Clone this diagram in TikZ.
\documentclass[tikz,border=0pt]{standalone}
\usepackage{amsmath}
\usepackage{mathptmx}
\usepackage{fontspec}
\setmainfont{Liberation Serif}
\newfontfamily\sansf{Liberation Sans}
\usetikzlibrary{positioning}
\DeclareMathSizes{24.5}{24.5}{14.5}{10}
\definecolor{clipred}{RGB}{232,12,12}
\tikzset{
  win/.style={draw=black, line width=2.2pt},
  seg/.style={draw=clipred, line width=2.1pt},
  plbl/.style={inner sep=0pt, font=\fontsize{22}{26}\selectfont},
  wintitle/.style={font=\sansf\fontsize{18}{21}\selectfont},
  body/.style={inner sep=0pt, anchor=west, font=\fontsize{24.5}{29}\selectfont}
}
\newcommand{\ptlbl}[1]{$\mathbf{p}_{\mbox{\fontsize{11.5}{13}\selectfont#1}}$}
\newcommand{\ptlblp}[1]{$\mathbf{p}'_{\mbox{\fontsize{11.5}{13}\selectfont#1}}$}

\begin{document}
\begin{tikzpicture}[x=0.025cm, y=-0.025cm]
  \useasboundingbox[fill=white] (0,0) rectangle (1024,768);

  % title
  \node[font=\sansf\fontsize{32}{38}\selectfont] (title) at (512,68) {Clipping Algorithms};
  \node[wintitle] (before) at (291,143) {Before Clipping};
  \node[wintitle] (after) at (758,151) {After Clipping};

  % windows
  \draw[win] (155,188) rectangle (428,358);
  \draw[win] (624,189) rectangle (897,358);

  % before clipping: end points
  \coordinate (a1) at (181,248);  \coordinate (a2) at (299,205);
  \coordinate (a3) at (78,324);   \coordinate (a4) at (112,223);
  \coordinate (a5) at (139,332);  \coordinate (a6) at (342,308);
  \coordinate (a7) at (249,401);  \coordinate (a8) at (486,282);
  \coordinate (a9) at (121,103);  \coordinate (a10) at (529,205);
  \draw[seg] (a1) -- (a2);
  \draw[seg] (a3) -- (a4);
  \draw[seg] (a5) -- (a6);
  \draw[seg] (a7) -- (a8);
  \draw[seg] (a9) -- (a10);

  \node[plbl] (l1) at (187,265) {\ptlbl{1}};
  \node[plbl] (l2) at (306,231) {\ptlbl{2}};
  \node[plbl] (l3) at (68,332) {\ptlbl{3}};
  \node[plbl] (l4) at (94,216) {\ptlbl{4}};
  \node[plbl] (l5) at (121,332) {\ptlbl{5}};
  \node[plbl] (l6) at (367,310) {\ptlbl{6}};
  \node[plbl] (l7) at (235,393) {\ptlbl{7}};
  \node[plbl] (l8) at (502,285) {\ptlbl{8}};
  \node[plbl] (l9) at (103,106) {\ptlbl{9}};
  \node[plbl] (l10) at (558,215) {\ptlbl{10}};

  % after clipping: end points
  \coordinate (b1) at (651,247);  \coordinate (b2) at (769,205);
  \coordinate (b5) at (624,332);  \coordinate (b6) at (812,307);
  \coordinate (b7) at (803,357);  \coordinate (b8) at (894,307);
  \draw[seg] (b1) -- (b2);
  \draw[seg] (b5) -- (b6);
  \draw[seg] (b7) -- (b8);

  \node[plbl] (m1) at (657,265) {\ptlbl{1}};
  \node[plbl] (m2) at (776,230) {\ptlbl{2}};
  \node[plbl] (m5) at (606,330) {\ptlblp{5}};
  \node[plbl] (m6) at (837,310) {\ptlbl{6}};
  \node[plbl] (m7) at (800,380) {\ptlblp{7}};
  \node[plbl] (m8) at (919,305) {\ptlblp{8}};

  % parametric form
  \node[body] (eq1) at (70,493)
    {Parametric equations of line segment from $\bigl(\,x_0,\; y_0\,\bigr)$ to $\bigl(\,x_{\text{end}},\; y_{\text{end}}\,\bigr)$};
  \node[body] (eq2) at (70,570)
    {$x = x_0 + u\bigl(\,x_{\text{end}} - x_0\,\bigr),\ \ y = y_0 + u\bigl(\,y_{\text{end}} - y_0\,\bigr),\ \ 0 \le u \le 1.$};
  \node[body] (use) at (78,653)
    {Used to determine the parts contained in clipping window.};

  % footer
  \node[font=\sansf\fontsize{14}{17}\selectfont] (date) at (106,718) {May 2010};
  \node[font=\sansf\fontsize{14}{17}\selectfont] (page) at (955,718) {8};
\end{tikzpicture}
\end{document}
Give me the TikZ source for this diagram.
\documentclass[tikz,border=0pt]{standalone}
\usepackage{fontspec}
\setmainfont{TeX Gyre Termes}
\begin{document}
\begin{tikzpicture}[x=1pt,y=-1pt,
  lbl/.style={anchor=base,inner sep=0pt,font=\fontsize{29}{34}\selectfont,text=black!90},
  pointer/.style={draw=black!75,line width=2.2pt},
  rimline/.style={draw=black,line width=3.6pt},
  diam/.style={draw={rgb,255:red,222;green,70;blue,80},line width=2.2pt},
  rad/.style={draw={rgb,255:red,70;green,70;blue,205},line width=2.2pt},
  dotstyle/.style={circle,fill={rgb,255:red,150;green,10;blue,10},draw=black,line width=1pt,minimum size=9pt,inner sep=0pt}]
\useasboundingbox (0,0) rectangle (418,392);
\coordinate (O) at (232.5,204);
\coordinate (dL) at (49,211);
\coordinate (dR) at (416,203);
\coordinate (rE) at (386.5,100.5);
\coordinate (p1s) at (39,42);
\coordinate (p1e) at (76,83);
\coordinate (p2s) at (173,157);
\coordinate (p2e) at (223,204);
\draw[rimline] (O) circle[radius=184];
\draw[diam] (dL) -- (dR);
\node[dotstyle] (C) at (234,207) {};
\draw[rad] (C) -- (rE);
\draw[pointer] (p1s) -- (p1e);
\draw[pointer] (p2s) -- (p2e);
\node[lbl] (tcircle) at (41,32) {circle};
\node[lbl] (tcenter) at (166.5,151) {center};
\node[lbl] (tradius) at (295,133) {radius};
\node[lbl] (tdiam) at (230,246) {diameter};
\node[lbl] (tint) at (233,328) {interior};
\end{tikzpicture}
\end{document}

:: Task brief ::
Give the data again, exactly as it stands.

:: Completed task ::
Clone this diagram in TikZ.
\documentclass[tikz,border=0pt]{standalone}
\usepackage{amsmath}
\usepackage{mathptmx}
\usepackage{fontspec}
\setmainfont{Liberation Serif}
\newfontfamily\sansf{Liberation Sans}
\usetikzlibrary{positioning}
\DeclareMathSizes{24.5}{24.5}{14.5}{10}
\definecolor{clipred}{RGB}{232,12,12}
\tikzset{
  win/.style={draw=black, line width=2.2pt},
  seg/.style={draw=clipred, line width=2.1pt},
  plbl/.style={inner sep=0pt, font=\fontsize{22}{26}\selectfont},
  wintitle/.style={font=\sansf\fontsize{18}{21}\selectfont},
  body/.style={inner sep=0pt, anchor=west, font=\fontsize{24.5}{29}\selectfont}
}
\newcommand{\ptlbl}[1]{$\mathbf{p}_{\mbox{\fontsize{11.5}{13}\selectfont#1}}$}
\newcommand{\ptlblp}[1]{$\mathbf{p}'_{\mbox{\fontsize{11.5}{13}\selectfont#1}}$}

\begin{document}
\begin{tikzpicture}[x=0.025cm, y=-0.025cm]
  \useasboundingbox[fill=white] (0,0) rectangle (1024,768);

  % title
  \node[font=\sansf\fontsize{32}{38}\selectfont] (title) at (512,68) {Clipping Algorithms};
  \node[wintitle] (before) at (291,143) {Before Clipping};
  \node[wintitle] (after) at (758,151) {After Clipping};

  % windows
  \draw[win] (155,188) rectangle (428,358);
  \draw[win] (624,189) rectangle (897,358);

  % before clipping: end points
  \coordinate (a1) at (181,248);  \coordinate (a2) at (299,205);
  \coordinate (a3) at (78,324);   \coordinate (a4) at (112,223);
  \coordinate (a5) at (139,332);  \coordinate (a6) at (342,308);
  \coordinate (a7) at (249,401);  \coordinate (a8) at (486,282);
  \coordinate (a9) at (121,103);  \coordinate (a10) at (529,205);
  \draw[seg] (a1) -- (a2);
  \draw[seg] (a3) -- (a4);
  \draw[seg] (a5) -- (a6);
  \draw[seg] (a7) -- (a8);
  \draw[seg] (a9) -- (a10);

  \node[plbl] (l1) at (187,265) {\ptlbl{1}};
  \node[plbl] (l2) at (306,231) {\ptlbl{2}};
  \node[plbl] (l3) at (68,332) {\ptlbl{3}};
  \node[plbl] (l4) at (94,216) {\ptlbl{4}};
  \node[plbl] (l5) at (121,332) {\ptlbl{5}};
  \node[plbl] (l6) at (367,310) {\ptlbl{6}};
  \node[plbl] (l7) at (235,393) {\ptlbl{7}};
  \node[plbl] (l8) at (502,285) {\ptlbl{8}};
  \node[plbl] (l9) at (103,106) {\ptlbl{9}};
  \node[plbl] (l10) at (558,215) {\ptlbl{10}};

  % after clipping: end points
  \coordinate (b1) at (651,247);  \coordinate (b2) at (769,205);
  \coordinate (b5) at (624,332);  \coordinate (b6) at (812,307);
  \coordinate (b7) at (803,357);  \coordinate (b8) at (894,307);
  \draw[seg] (b1) -- (b2);
  \draw[seg] (b5) -- (b6);
  \draw[seg] (b7) -- (b8);

  \node[plbl] (m1) at (657,265) {\ptlbl{1}};
  \node[plbl] (m2) at (776,230) {\ptlbl{2}};
  \node[plbl] (m5) at (606,330) {\ptlblp{5}};
  \node[plbl] (m6) at (837,310) {\ptlbl{6}};
  \node[plbl] (m7) at (800,380) {\ptlblp{7}};
  \node[plbl] (m8) at (919,305) {\ptlblp{8}};

  % parametric form
  \node[body] (eq1) at (70,493)
    {Parametric equations of line segment from $\bigl(\,x_0,\; y_0\,\bigr)$ to $\bigl(\,x_{\text{end}},\; y_{\text{end}}\,\bigr)$};
  \node[body] (eq2) at (70,570)
    {$x = x_0 + u\bigl(\,x_{\text{end}} - x_0\,\bigr),\ \ y = y_0 + u\bigl(\,y_{\text{end}} - y_0\,\bigr),\ \ 0 \le u \le 1.$};
  \node[body] (use) at (78,653)
    {Used to determine the parts contained in clipping window.};

  % footer
  \node[font=\sansf\fontsize{14}{17}\selectfont] (date) at (106,718) {May 2010};
  \node[font=\sansf\fontsize{14}{17}\selectfont] (page) at (955,718) {8};
\end{tikzpicture}
\end{document}
Give me the TikZ source for this diagram.
\documentclass[tikz,border=0pt]{standalone}
\usepackage{fontspec}
\setmainfont{TeX Gyre Termes}
\begin{document}
\begin{tikzpicture}[x=1pt,y=-1pt,
  lbl/.style={anchor=base,inner sep=0pt,font=\fontsize{29}{34}\selectfont,text=black!90},
  pointer/.style={draw=black!75,line width=2.2pt},
  rimline/.style={draw=black,line width=3.6pt},
  diam/.style={draw={rgb,255:red,222;green,70;blue,80},line width=2.2pt},
  rad/.style={draw={rgb,255:red,70;green,70;blue,205},line width=2.2pt},
  dotstyle/.style={circle,fill={rgb,255:red,150;green,10;blue,10},draw=black,line width=1pt,minimum size=9pt,inner sep=0pt}]
\useasboundingbox (0,0) rectangle (418,392);
\coordinate (O) at (232.5,204);
\coordinate (dL) at (49,211);
\coordinate (dR) at (416,203);
\coordinate (rE) at (386.5,100.5);
\coordinate (p1s) at (39,42);
\coordinate (p1e) at (76,83);
\coordinate (p2s) at (173,157);
\coordinate (p2e) at (223,204);
\draw[rimline] (O) circle[radius=184];
\draw[diam] (dL) -- (dR);
\node[dotstyle] (C) at (234,207) {};
\draw[rad] (C) -- (rE);
\draw[pointer] (p1s) -- (p1e);
\draw[pointer] (p2s) -- (p2e);
\node[lbl] (tcircle) at (41,32) {circle};
\node[lbl] (tcenter) at (166.5,151) {center};
\node[lbl] (tradius) at (295,133) {radius};
\node[lbl] (tdiam) at (230,246) {diameter};
\node[lbl] (tint) at (233,328) {interior};
\end{tikzpicture}
\end{document}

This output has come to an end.